#### The problem:
State the number of lines that include the string "this", and write nothing else.

#### Listing:
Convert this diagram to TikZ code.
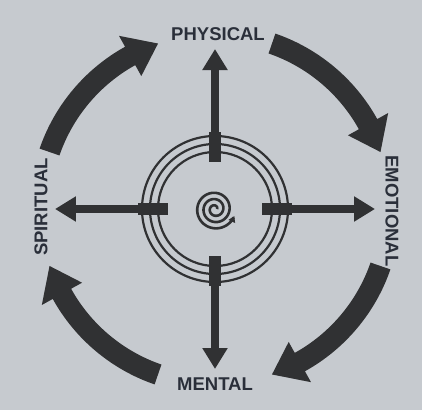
\documentclass[tikz,border=0pt]{standalone}
\usepackage{fontspec}
\setmainfont{Liberation Sans}
\usetikzlibrary{arrows.meta}
\definecolor{paper}{HTML}{C6CACF}
\definecolor{ink}{HTML}{303133}
\definecolor{txt}{HTML}{2A2F3A}
\tikzset{
  lbl/.style={text=txt, font=\fontsize{18.5}{20}\selectfont\bfseries, inner sep=0pt},
  ring/.style={draw=ink, line width=2.2pt},
  ray/.style={draw=ink, line width=8pt, -{Triangle[width=24pt,length=21pt]}},
  bar/.style={fill=ink},
  curv/.style={fill=ink}
}
\begin{document}
\begin{tikzpicture}[x=1pt,y=1pt]
\fill[paper] (-215,-201) rectangle (207,209);
\useasboundingbox (-215,-201) rectangle (207,209);
\coordinate (c) at (0,0);
% rings
\foreach \r in {57,65,73} \draw[ring] (c) circle[radius=\r];
% bars across rings and rays
\foreach \a/\n in {90/up,0/right,270/down,180/left}{
  \fill[bar] (c) ++(\a:47) ++(\a+90:6) -- ++(\a:30) -- ++(\a-90:12) -- ++(\a+180:30) -- cycle;
  \coordinate (s\n) at (\a:60);
  \coordinate (t\n) at (\a:160);
  \draw[ray] (s\n) -- (t\n);
}
% curved arrows (clockwise)
\def\R{175}\def\w{10.5}\def\H{23}
\foreach \m in {45,-45,-135,135}{
  \pgfmathsetmacro{\s}{\m+26}
  \pgfmathsetmacro{\e}{\m-26}
  \pgfmathsetmacro{\h}{\m-16}
  \fill[curv] (\s:\R+\w) arc[start angle=\s, end angle=\h, radius=\R+\w]
     -- (\h:\R+\H) -- (\e:\R) -- (\h:\R-\H) -- (\h:\R-\w)
     arc[start angle=\h, end angle=\s, radius=\R-\w] -- cycle;
}
% spiral
\draw[ink, line width=2.6pt, -{Triangle[width=7pt,length=6pt]}]
  plot[domain=0:1060, samples=240, variable=\t]
  ({(2+6.3*\t/360)*cos(\t)}, {(2+6.3*\t/360)*sin(\t)});
% labels
\node[lbl] (phys) at (3,175) {PHYSICAL};
\node[lbl, rotate=-90] (emo) at (177,-2) {EMOTIONAL};
\node[lbl] (ment) at (0,-175) {MENTAL};
\node[lbl, rotate=90] (spir) at (-174,2) {SPIRITUAL};
\end{tikzpicture}
\end{document}
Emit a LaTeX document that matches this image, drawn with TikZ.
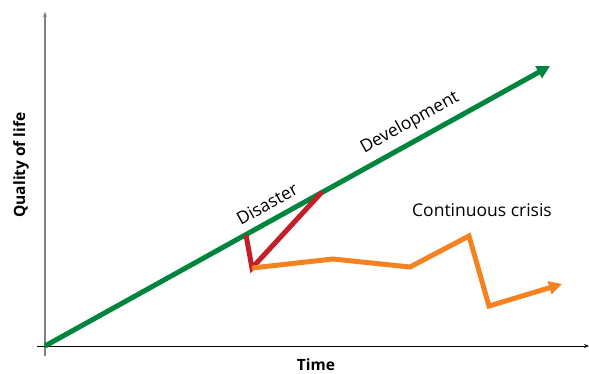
\documentclass[tikz,border=0pt]{standalone}
\usepackage{fontspec}
\setmainfont{Open Sans}
\usetikzlibrary{arrows.meta}
\definecolor{devgreen}{RGB}{0,133,62}
\definecolor{disred}{RGB}{196,30,38}
\definecolor{crisorange}{RGB}{245,130,32}
\definecolor{axisgray}{RGB}{128,128,128}
\tikzset{
  trend/.style={line width=5pt, line cap=butt, line join=miter},
  tip/.style={-{Triangle[length=13pt, width=13pt]}},
  label/.style={font=\fontsize{17.5}{20}\selectfont, inner sep=0pt},
  axislabel/.style={font=\bfseries\fontsize{15.5}{18}\selectfont, inner sep=0pt}
}
\begin{document}
\begin{tikzpicture}[x=1pt, y=-1pt]
	\useasboundingbox (0,0) rectangle (589,374);
	%Axes
	\coordinate (O) at (45,346);
	\coordinate (Ytop) at (45,12);
	\coordinate (Ybot) at (45,356);
	\coordinate (Xleft) at (37,346);
	\coordinate (Xright) at (589,346);
	\draw[axisgray, line width=1.2pt, -{Stealth[length=5pt, width=4pt]}] (Ybot) -- (Ytop);
	\draw[black, line width=1pt, -{Stealth[length=5pt, width=4pt]}] (Xleft) -- (Xright);
	\node[axislabel, rotate=90] (qol) at (21,165) {Quality of life};
	\node[axislabel] (time) at (316,365) {Time};
	
	%Development
	\coordinate (D1) at (246,235);
	\coordinate (D2) at (322,192);
	\coordinate (Dend) at (550,66);
	\draw[trend, devgreen, tip] (O) -- (Dend);
	
	%Disaster
	\coordinate (R1) at (252,268);
	\draw[trend, disred, line join=miter] (D1) -- (R1) -- (D2);
	
	%Continuous crisis
	\coordinate (C1) at (333,259);
	\coordinate (C2) at (410,267);
	\coordinate (C3) at (469,236);
	\coordinate (C4) at (489,306);
	\coordinate (Cend) at (562,284);
	\draw[trend, crisorange, tip] (R1) -- (C1) -- (C2) -- (C3) -- (C4) -- (Cend);
	
	\node[label, rotate=29] (dis) at (267,204) {Disaster};
	\node[label, rotate=29] (dev) at (410,123) {Development};
	\node[label] (cris) at (482,210) {Continuous crisis};
\end{tikzpicture}
\end{document}
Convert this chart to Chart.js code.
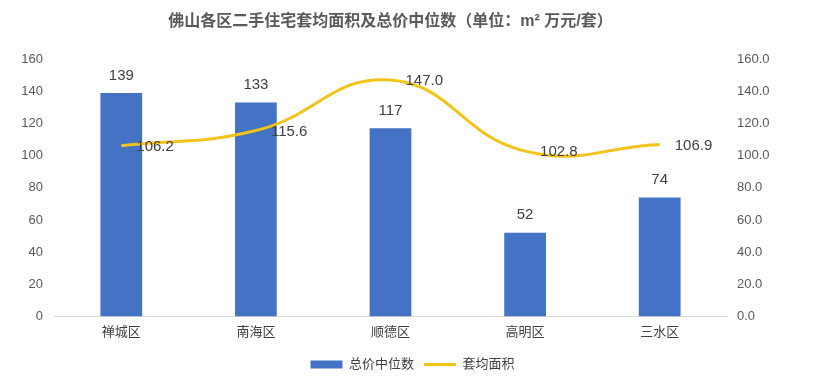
<!DOCTYPE html>
<html><head><meta charset="utf-8">
<script src="https://cdn.jsdelivr.net/npm/chart.js@4/dist/chart.umd.min.js"></script>
<style>html,body{margin:0;padding:0;background:#fff}#wrap{width:825px;height:381px}</style>
</head><body><div id="wrap"><canvas id="c" width="825" height="381"></canvas></div>
<script>
const categories = ['禅城区','南海区','顺德区','高明区','三水区'];
const totalPriceMedian = [139,133,117,52,74];
const avgArea = [106.2,115.6,147.0,102.8,106.9];
const leftTicks = [0,20,40,60,80,100,120,140,160];
const FONT = "'Liberation Sans','Noto Sans CJK SC',sans-serif";

const labelPlugin = {
  id:'labels',
  afterDatasetsDraw(chart){
    const ctx = chart.ctx;
    ctx.save();
    ctx.font = "15px " + FONT;
    ctx.fillStyle = '#404040';
    const m0 = chart.getDatasetMeta(1);
    m0.data.forEach((el,i)=>{
      ctx.textAlign='center'; ctx.textBaseline='bottom';
      ctx.fillText(String(totalPriceMedian[i]), el.x, el.y-10);
    });
    const m1 = chart.getDatasetMeta(0);
    m1.data.forEach((el,i)=>{
      ctx.textAlign='left'; ctx.textBaseline='middle';
      ctx.fillText(avgArea[i].toFixed(1), el.x+15, el.y+1);
    });
    ctx.restore();
  }
};

new Chart(document.getElementById('c'),{
  data:{
    labels:categories,
    datasets:[
      {type:'line',label:'套均面积',data:avgArea,yAxisID:'y1',borderColor:'#F2C318',backgroundColor:'#F2C318',borderWidth:3,tension:0.45,pointRadius:0,order:0},
      {type:'bar',label:'总价中位数',data:totalPriceMedian,yAxisID:'y',backgroundColor:'#4472C4',categoryPercentage:1,barPercentage:0.31,order:1}
    ]
  },
  options:{
    responsive:false,animation:false,
    layout:{padding:{top:6,bottom:0,left:0,right:0}},
    plugins:{
      title:{display:true,fullSize:false,text:'佛山各区二手住宅套均面积及总价中位数（单位：m² 万元/套）',color:'#595959',font:{family:FONT,size:16,weight:'bold'},padding:{top:6,bottom:28}},
      legend:{position:'bottom',reverse:true,labels:{usePointStyle:true,pointStyleWidth:32,boxHeight:8,color:'#404040',font:{family:FONT,size:13},padding:10,
        generateLabels(chart){
          const items = Chart.defaults.plugins.legend.labels.generateLabels(chart);
          items.forEach(it=>{
            if(it.datasetIndex===0){it.pointStyle='line';it.lineWidth=3;it.strokeStyle='#F2C318';}
            else {it.pointStyle='rect';it.lineWidth=0;it.fillStyle='#4472C4';it.strokeStyle='#4472C4';}
          });
          return items;
        }}},
      tooltip:{enabled:false}
    },
    scales:{
      x:{grid:{display:false,drawTicks:false},border:{display:true,color:'#D9D9D9'},ticks:{color:'#404040',font:{family:FONT,size:13},padding:8}},
      y:{position:'left',min:0,max:160,afterBuildTicks(s){s.ticks=leftTicks.map(v=>({value:v}));},
        grid:{display:false},border:{display:false},ticks:{color:'#595959',font:{family:FONT,size:13},padding:3},
        afterFit(s){s.width=54;}},
      y1:{position:'right',min:0,max:160,afterBuildTicks(s){s.ticks=leftTicks.map(v=>({value:v}));},
        grid:{display:false},border:{display:false},ticks:{color:'#595959',font:{family:FONT,size:13},padding:2,callback:v=>Number(v).toFixed(1)},
        afterFit(s){s.width=98;}}
    }
  },
  plugins:[labelPlugin]
});
</script></body></html>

#### Right answer:
3